Vigo Auguste Demant by Elliott & Fry.
National Portrait Gallery. Licenced under CC-BY-NC-ND 3.0

Vigo Auguste Demant

(18931983)

Vigo Auguste Demant (1893–1983) became, while working at St Silas, Kentish Town, London, Director of Research for the Christian Social Council, 1929–33; as noted in the ODNB, he was ‘the major theoretician in the Christendom Group of Anglican Catholic thinkers, whose concern was to establish the centrality of what they termed “Christian sociology”, an analysis of society fundamentally rooted in a Catholic and incarnational theology’. The Group’s quarterly, Christendom, ran from 1931 to 1950. He was vicar of St John-the-Divine, Richmond, Surrey, 1933–42; Canon Residentiary, 1942–9, and Treasurer, 1949, at St Paul’s Cathedral. He was Canon of Christ Church, Oxford, and Regius Professor of Moral and Pastoral Theology, Oxford, 1949–71. His works include This Unemployment: Disaster or Opportunity? (1931), God, Man and Society (1933), Christian Polity (1936), The Religious Prospect (1939), and Theology of Society (1947).

On 8 Aug. 1940 TSE was to write this unsolicited recommendation to Sir Stephen Gaselee (Foreign Office): ‘My friend the Reverend V. A. Demant, whom I have been associated with intellectually for some years, has been recommended by the Bishop of Bath and Wells for a vacant canonry at Westminster. Demant is, in my opinion, one of the most brilliant, or perhaps the most brilliant, of the younger theologians in England, and I also consider him thoroughly sound both in theology and politics. His book, The Religious Prospect, was one of the very few important books of last year. He is a very conscientious parish priest, with a large straggling parish in Richmond, and if he is to make the most of his gifts and do what he should do for Anglican theology in the future, he ought to be freed from this routine.’

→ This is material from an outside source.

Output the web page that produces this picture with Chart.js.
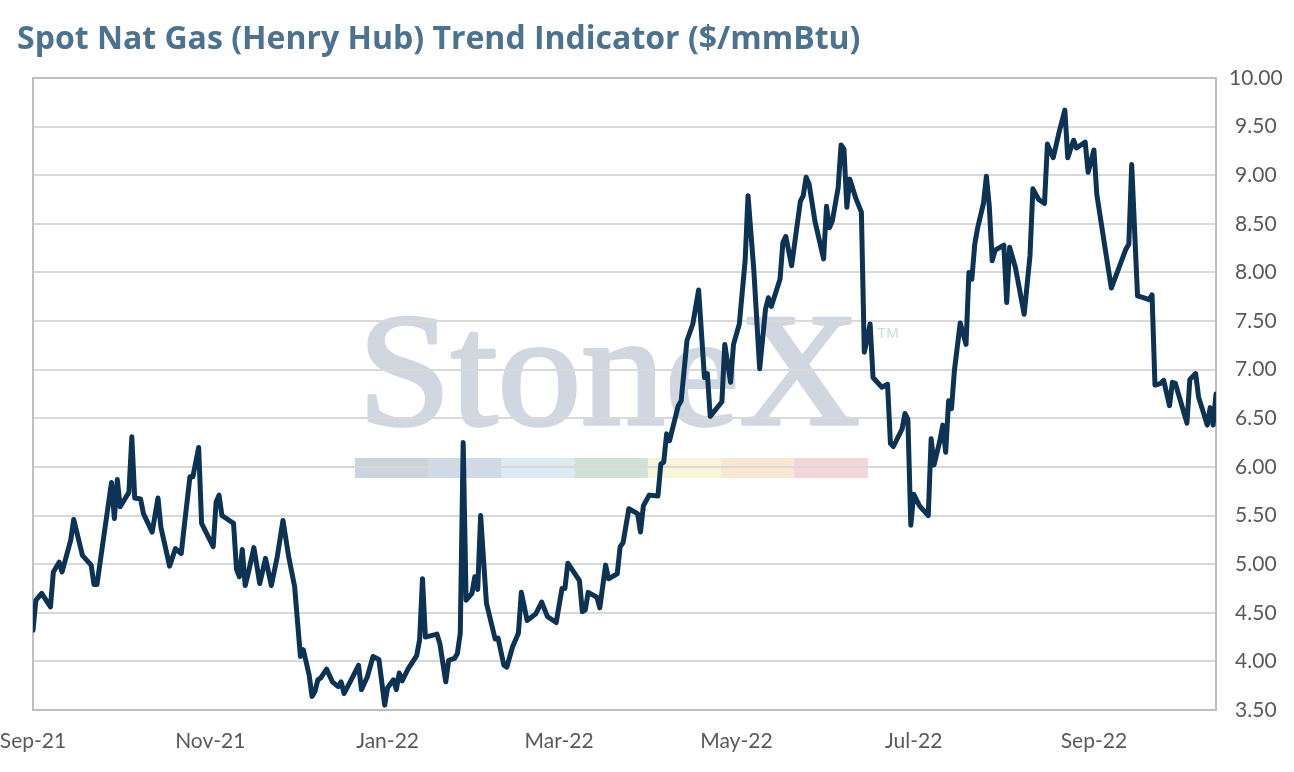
<!DOCTYPE html>
<html>
<head>
<meta charset="utf-8">
<script src="https://cdn.jsdelivr.net/npm/chart.js@4.4.1/dist/chart.umd.min.js"></script>
<style>
  html, body { margin: 0; padding: 0; background: #ffffff; }
  #wrap { position: relative; width: 1294px; height: 772px; overflow: hidden; }
  #title { position: absolute; left: 17px; top: 18px; font-family: "Open Sans", sans-serif; font-weight: 700; font-size: 32px; line-height: 38px; color: #4b7390; white-space: nowrap; z-index: 2; }
  #c { position: absolute; left: 0; top: 0; }
</style>
</head>
<body>
<div id="wrap">
  <div id="title">Spot Nat Gas (Henry Hub) Trend Indicator ($/mmBtu)</div>
  <canvas id="c" width="1294" height="772"></canvas>
</div>
<script>
// ---- Data ----
const START_DATE = '2021-09-01';
const daysSinceStart = [0,1,3,6,7,9,10,13,14,17,20,21,22,24,27,28,29,30,33,34,35,37,38,41,43,44,47,49,51,52,54,55,57,58,62,63,64,65,69,70,71,72,73,74,76,78,80,82,84,86,88,90,92,93,95,96,97,98,99,101,103,105,106,107,110,112,113,115,117,119,121,122,124,125,126,127,129,132,133,134,135,139,140,142,143,145,146,147,148,149,151,152,153,154,156,159,160,162,163,165,167,168,170,173,175,177,180,182,183,184,186,188,189,190,191,194,195,197,198,201,202,203,205,208,209,210,212,215,216,217,218,219,222,223,225,227,229,231,232,233,237,238,240,241,243,245,246,248,250,252,253,254,257,258,259,261,264,265,266,267,269,272,273,274,275,277,278,279,280,281,283,285,286,287,288,289,292,294,295,296,299,300,301,302,303,305,308,309,310,312,313,314,315,316,317,319,321,322,323,324,325,327,328,329,330,331,334,335,336,338,341,343,344,346,348,349,351,353,355,356,358,359,362,363,365,366,369,371,376,377,378,380,382,384,385,386,388,389,391,392,393,397,398,400,401,404,405,406,407];
const spotPrice = [4.32,4.63,4.70,4.56,4.92,5.02,4.92,5.25,5.46,5.09,4.99,4.79,4.79,5.21,5.84,5.47,5.87,5.59,5.74,6.31,5.68,5.67,5.52,5.33,5.68,5.38,4.98,5.16,5.11,5.38,5.90,5.90,6.20,5.42,5.18,5.64,5.71,5.50,5.42,4.95,4.87,5.15,4.78,4.90,5.17,4.80,5.06,4.78,5.07,5.45,5.07,4.77,4.05,4.12,3.86,3.64,3.69,3.81,3.83,3.92,3.79,3.74,3.79,3.67,3.84,3.96,3.71,3.84,4.05,4.02,3.55,3.73,3.81,3.71,3.88,3.80,3.92,4.06,4.22,4.85,4.25,4.28,4.18,3.79,4.01,4.03,4.08,4.29,6.25,4.63,4.70,4.87,4.74,5.50,4.60,4.23,4.24,3.96,3.94,4.15,4.29,4.71,4.42,4.49,4.61,4.46,4.40,4.75,4.75,5.01,4.92,4.83,4.51,4.53,4.71,4.66,4.55,4.99,4.85,4.90,5.18,5.22,5.57,5.52,5.33,5.60,5.71,5.70,6.03,6.05,6.34,6.27,6.63,6.68,7.30,7.47,7.82,6.92,6.96,6.52,6.67,7.26,6.87,7.26,7.47,8.12,8.79,8.02,7.01,7.62,7.74,7.65,7.93,8.31,8.37,8.07,8.73,8.79,8.98,8.91,8.53,8.14,8.68,8.46,8.53,8.87,9.31,9.27,8.67,8.96,8.77,8.62,7.18,7.32,7.47,6.92,6.82,6.85,6.24,6.21,6.39,6.55,6.49,5.40,5.72,5.60,5.50,6.29,6.02,6.27,6.43,6.15,6.68,6.60,6.99,7.48,7.26,8.00,7.93,8.29,8.46,8.71,8.99,8.68,8.12,8.23,8.28,7.69,8.26,8.05,7.57,8.17,8.86,8.75,8.71,9.32,9.18,9.44,9.67,9.18,9.36,9.28,9.34,9.03,9.26,8.80,8.22,7.84,8.24,8.29,9.11,7.76,7.74,7.72,7.77,6.84,6.86,6.89,6.63,6.87,6.86,6.45,6.90,6.96,6.72,6.43,6.61,6.43,6.75];
const xTickDates = ['2021-09-01','2021-11-01','2022-01-01','2022-03-01','2022-05-01','2022-07-01','2022-09-01'];
const xTickLabels = ['Sep-21','Nov-21','Jan-22','Mar-22','May-22','Jul-22','Sep-22'];
const yTickValues = [3.5,4.0,4.5,5.0,5.5,6.0,6.5,7.0,7.5,8.0,8.5,9.0,9.5,10.0];

// ---- helpers ----
const DAY = 86400000;
const t0 = Date.parse(START_DATE + 'T00:00:00Z');
const xTickValues = xTickDates.map(d => Math.round((Date.parse(d + 'T00:00:00Z') - t0) / DAY));
const points = daysSinceStart.map((d, i) => ({ x: d, y: spotPrice[i] }));

const watermark = {
  id: 'watermark',
  beforeDraw(chart) {
    const ctx = chart.ctx;
    ctx.save();
    ctx.fillStyle = '#d0d7e0';
    ctx.strokeStyle = '#d0d7e0';
    ctx.lineWidth = 3.5;
    ctx.lineJoin = 'round';
    ctx.font = '162px "Liberation Serif", serif';
    ctx.textBaseline = 'alphabetic';
    ctx.textAlign = 'left';
    const txt = 'StoneX';
    const w = ctx.measureText(txt).width;
    ctx.save();
    ctx.translate(358, 424);
    ctx.scale(502 / w, 1);
    ctx.fillText(txt, 0, 0);
    ctx.strokeText(txt, 0, 0);
    ctx.restore();
    ctx.font = '15px "Liberation Sans", sans-serif';
    ctx.fillStyle = '#d3dae2';
    ctx.fillText('TM', 877, 338);
    const cols = ['#cdd4dd','#cfdae6','#deeaf3','#d0e1d7','#f8f5d8','#f9e7d2','#f2d6d8'];
    const x0 = 355, bw = 73.2;
    cols.forEach((c, i) => { ctx.fillStyle = c; ctx.fillRect(x0 + i * bw, 458, bw + 0.5, 20); });
    ctx.restore();
  }
};

const frame = {
  id: 'frame',
  beforeDatasetsDraw(chart) {
    const { ctx, chartArea: a } = chart;
    ctx.save();
    ctx.strokeStyle = '#bfbfbf';
    ctx.lineWidth = 2;
    ctx.strokeRect(a.left, a.top, a.right - a.left, a.bottom - a.top);
    ctx.restore();
  }
};

new Chart(document.getElementById('c'), {
  type: 'line',
  data: {
    datasets: [{
      data: points,
      borderColor: '#0c3254',
      borderWidth: 5,
      pointRadius: 0,
      tension: 0,
      fill: false,
      borderJoinStyle: 'round',
      borderCapStyle: 'round'
    }]
  },
  options: {
    responsive: false,
    animation: false,
    devicePixelRatio: 1,
    layout: { padding: { left: 33, top: 78, right: 0, bottom: 0 } },
    plugins: { legend: { display: false }, tooltip: { enabled: false }, title: { display: false } },
    scales: {
      x: {
        type: 'linear',
        min: daysSinceStart[0],
        max: daysSinceStart[daysSinceStart.length - 1],
        grid: { display: false, drawTicks: false },
        border: { display: false },
        afterBuildTicks(s) { s.ticks = xTickValues.map(v => ({ value: v })); },
        afterFit(s) { s.height = 62; s.paddingLeft = 0; s.paddingRight = 0; },
        ticks: {
          autoSkip: false, maxRotation: 0, padding: 19,
          color: '#595959', font: { family: 'Lato', size: 21 },
          callback(v) { const i = xTickValues.indexOf(v); return i >= 0 ? xTickLabels[i] : ''; }
        }
      },
      y: {
        position: 'right',
        min: yTickValues[0],
        max: yTickValues[yTickValues.length - 1],
        grid: { color: '#d9d9d9', lineWidth: 2, drawTicks: false },
        border: { display: false },
        afterBuildTicks(s) { s.ticks = yTickValues.map(v => ({ value: v })); },
        afterFit(s) { s.width = 78; s.paddingTop = 0; s.paddingBottom = 0; },
        ticks: {
          padding: 13, crossAlign: 'center',
          color: '#595959', font: { family: 'Lato', size: 21 },
          callback(v) { return Number(v).toFixed(2); }
        }
      }
    }
  },
  plugins: [watermark, frame]
});
</script>
</body>
</html>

Demant remarked at the Requiem Mass for TSE at St Stephen’s Church, 17 Feb. 1965: ‘The Revd. Frank Hillier, to whom Eliot used to go for confession and spiritual direction after the death of Father Philip Bacon, writes to me: “Eliot had, along with that full grown stature of mind, a truly child-like heart – the result of his sense of dependence on GOD. And along with it he had the sense of responsibility to GOD for the use of his talents. To his refinedness of character is due the fact that like his poetry he himself was not easily understood – but unbelievers always recognized his faith”’ (St Stephen’s Church Magazine, Apr. 1965, 9).